**TASK BRIEF:** Give a verbatim copy of the lines below, minus the pictures.
__________
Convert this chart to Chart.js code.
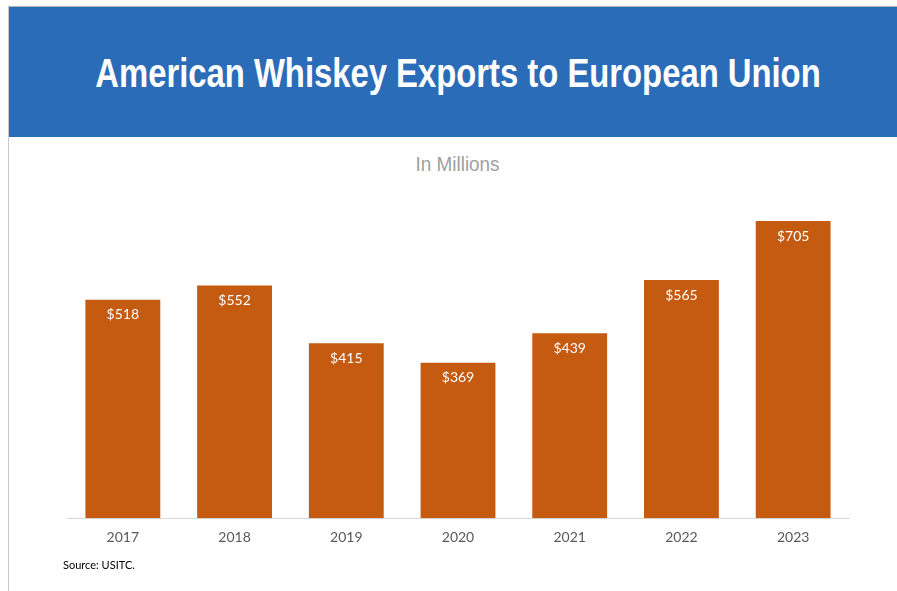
<!DOCTYPE html>
<html><head><meta charset="utf-8">
<script src="https://cdn.jsdelivr.net/npm/chart.js@4"></script>
<style>
html,body{margin:0;padding:0;background:#fff;width:897px;height:591px;overflow:hidden;position:relative;font-family:"Liberation Sans",Arial,sans-serif}
#frame{position:absolute;left:8px;top:6px;right:0;bottom:0;border-left:1px solid #c8c8c8;border-top:1px solid #b0b0b0}
#band{position:absolute;left:9px;top:7px;width:888px;height:130px;background:#2B6CB8}
#title{position:absolute;left:0;width:916px;top:7px;height:130px;color:#fff;font-weight:bold;font-size:40px;text-align:center;line-height:132px;white-space:nowrap;transform:scaleX(0.82);transform-origin:458px 0}
#sub{position:absolute;left:0;width:915px;top:152px;text-align:center;color:#a0a0a0;font-size:21px;transform:scaleX(0.9);transform-origin:458px 0}
#src{position:absolute;left:63px;top:558px;font-family:Lato,"Liberation Sans",sans-serif;font-size:11px;color:#000}
#wrap{position:absolute;left:9px;top:140px;width:888px;height:451px}
</style></head><body>
<div id="frame"></div>
<div id="band"></div>
<div id="title">American Whiskey Exports to European Union</div>
<div id="sub">In Millions</div>
<div id="wrap"><canvas id="c"></canvas></div>
<div id="src">Source: USITC.</div>
<script>
const years = ["2017","2018","2019","2020","2021","2022","2023"];
const exportsMillions = [518, 552, 415, 369, 439, 565, 705];
const valueLabels = ["$518","$552","$415","$369","$439","$565","$705"];

const labelPlugin = {
  id:'vals',
  afterDatasetsDraw(chart){
    const ctx = chart.ctx;
    const meta = chart.getDatasetMeta(0);
    ctx.save();
    ctx.fillStyle = '#ffffff';
    ctx.font = '14px Lato, "Liberation Sans", sans-serif';
    ctx.textAlign = 'center';
    ctx.textBaseline = 'middle';
    meta.data.forEach((bar,i)=>{
      ctx.fillText(valueLabels[i], bar.x, bar.y + 15);
    });
    ctx.restore();
  }
};

new Chart(document.getElementById('c'), {
  type:'bar',
  data:{labels:years, datasets:[{data:exportsMillions, backgroundColor:'#C55A11', barPercentage:0.67, categoryPercentage:1}]},
  options:{
    responsive:true, maintainAspectRatio:false, animation:false,
    layout:{padding:{left:58,right:48,top:41,bottom:34}},
    plugins:{legend:{display:false},tooltip:{enabled:false},title:{display:false}},
    scales:{
      y:{display:false,min:0,max:800},
      x:{grid:{display:false,drawTicks:false},border:{display:true,color:'#d9d9d9',width:1},
         ticks:{color:'#595959',font:{family:'Lato, "Liberation Sans", sans-serif',size:14},padding:11}}
    }
  },
  plugins:[labelPlugin]
});
</script>
</body></html>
__________
**RESPONSE BELOW:**
Convert this chart to Chart.js code.
<!DOCTYPE html>
<html><head><meta charset="utf-8">
<script src="https://cdn.jsdelivr.net/npm/chart.js@4"></script>
<style>
html,body{margin:0;padding:0;background:#fff;width:897px;height:591px;overflow:hidden;position:relative;font-family:"Liberation Sans",Arial,sans-serif}
#frame{position:absolute;left:8px;top:6px;right:0;bottom:0;border-left:1px solid #c8c8c8;border-top:1px solid #b0b0b0}
#band{position:absolute;left:9px;top:7px;width:888px;height:130px;background:#2B6CB8}
#title{position:absolute;left:0;width:916px;top:7px;height:130px;color:#fff;font-weight:bold;font-size:40px;text-align:center;line-height:132px;white-space:nowrap;transform:scaleX(0.82);transform-origin:458px 0}
#sub{position:absolute;left:0;width:915px;top:152px;text-align:center;color:#a0a0a0;font-size:21px;transform:scaleX(0.9);transform-origin:458px 0}
#src{position:absolute;left:63px;top:558px;font-family:Lato,"Liberation Sans",sans-serif;font-size:11px;color:#000}
#wrap{position:absolute;left:9px;top:140px;width:888px;height:451px}
</style></head><body>
<div id="frame"></div>
<div id="band"></div>
<div id="title">American Whiskey Exports to European Union</div>
<div id="sub">In Millions</div>
<div id="wrap"><canvas id="c"></canvas></div>
<div id="src">Source: USITC.</div>
<script>
const years = ["2017","2018","2019","2020","2021","2022","2023"];
const exportsMillions = [518, 552, 415, 369, 439, 565, 705];
const valueLabels = ["$518","$552","$415","$369","$439","$565","$705"];

const labelPlugin = {
  id:'vals',
  afterDatasetsDraw(chart){
    const ctx = chart.ctx;
    const meta = chart.getDatasetMeta(0);
    ctx.save();
    ctx.fillStyle = '#ffffff';
    ctx.font = '14px Lato, "Liberation Sans", sans-serif';
    ctx.textAlign = 'center';
    ctx.textBaseline = 'middle';
    meta.data.forEach((bar,i)=>{
      ctx.fillText(valueLabels[i], bar.x, bar.y + 15);
    });
    ctx.restore();
  }
};

new Chart(document.getElementById('c'), {
  type:'bar',
  data:{labels:years, datasets:[{data:exportsMillions, backgroundColor:'#C55A11', barPercentage:0.67, categoryPercentage:1}]},
  options:{
    responsive:true, maintainAspectRatio:false, animation:false,
    layout:{padding:{left:58,right:48,top:41,bottom:34}},
    plugins:{legend:{display:false},tooltip:{enabled:false},title:{display:false}},
    scales:{
      y:{display:false,min:0,max:800},
      x:{grid:{display:false,drawTicks:false},border:{display:true,color:'#d9d9d9',width:1},
         ticks:{color:'#595959',font:{family:'Lato, "Liberation Sans", sans-serif',size:14},padding:11}}
    }
  },
  plugins:[labelPlugin]
});
</script>
</body></html>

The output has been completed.